Storing the first character as a TINYINT and comparing that first, thus hopefully finding matching records faster. MySQL will do the job. (That's why you created an index) — hek2mgl
– hek2mgl, Commented Nov 16, 2013 at 14:11
@hek2mgl But wouldn't placing an index on the TINYINT column make it even faster? :) — Chuck Le Butt
– Chuck Le Butt, Commented Nov 19, 2013 at 12:22
@TheMonk I would use an index and I guess it will be faster (I said that). Have you tried to benchmark with and without the index? — hek2mgl
– hek2mgl, Commented Nov 19, 2013 at 12:25
That tinyint index is naive (imo). I don't expect that such tricks would lead to better performance as mysql is highly optimized. Try it, I like when someone shows me that I'm wrong. :) — hek2mgl
– hek2mgl, Commented Nov 19, 2013 at 12:38

symcbean · Accepted Answer · 2013-11-19 13:43:11Z

1

I need to store 1000s (and possibly soon 100,000s maybe even millions) of unique random strings of 12 characters in a database

If they are truly random, the chance of a collision is the {number of actual records}/{number of possible records}

Even if the characterset you are choosing from only contains digits, then, with 10 million existing records the probability of a collision is 10,000,000/1,000,000,000,000 = 1/100,000, hence what you are describing is really a waste of time. Add a unique index on the values in the database - if you get a unique constraint violation trying to add a new value, then regenerate the value.

(with a 36 character repertoire, the probability of a collision is approx 1/473,838,000,000)
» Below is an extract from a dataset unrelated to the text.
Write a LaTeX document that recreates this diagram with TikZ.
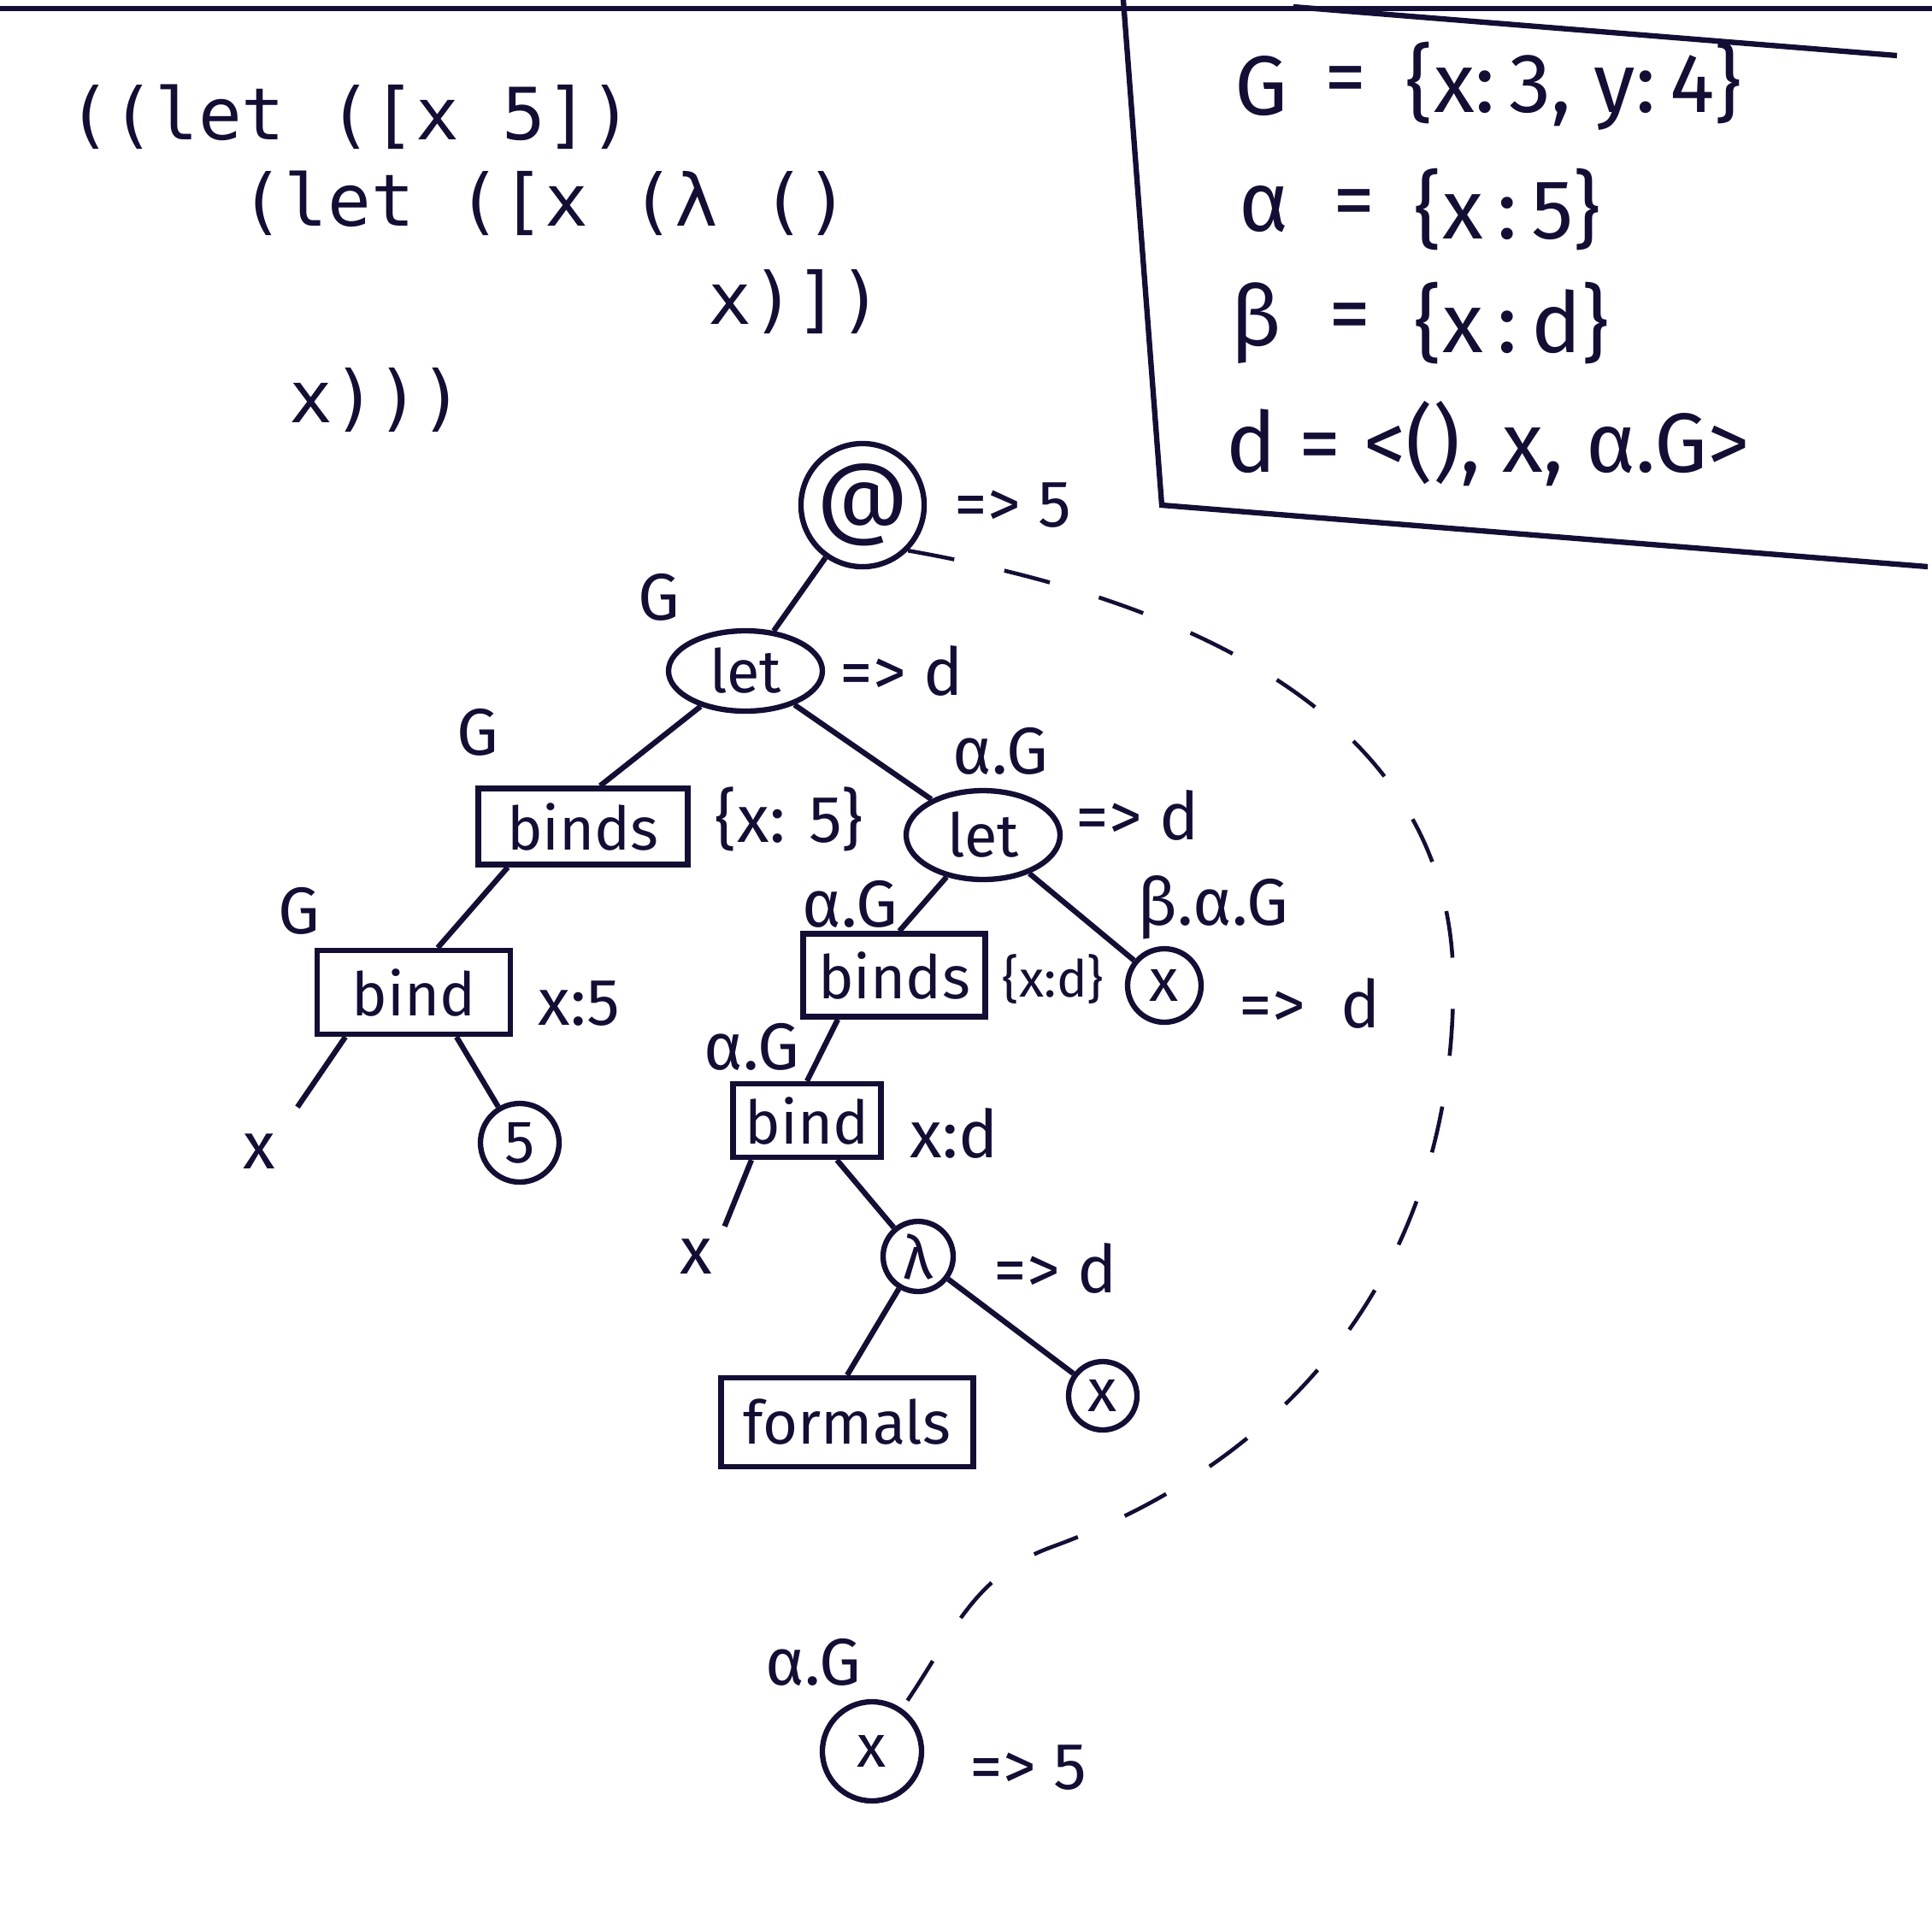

answered Nov 19, 2013 at 13:43

symcbean

48.4k6 gold badges63 silver badges99 bronze badges

Sign up to request clarification or add additional context in comments.

2 Comments

symcbean Over a year ago

No - you've not understood the birthday paradox. If you select 2 children at random then the probability of them having the same birthday is MUCH greater than the probability then if you selected a single child looking for her birthday to be on a specific date. If you don't believe me try running some simulations. Good try though.

LSerni Over a year ago

Yes, now I see what you mean. You are saying that there will be a not insignificant probability of overall collision, but the index will take care of that, while the probability on each new ID will be negligible. I'm retracting my earlier comment - but I'll quote the URL, en.wikipedia.org/wiki/… - since I made an embarrassing mistake between overall and single shot.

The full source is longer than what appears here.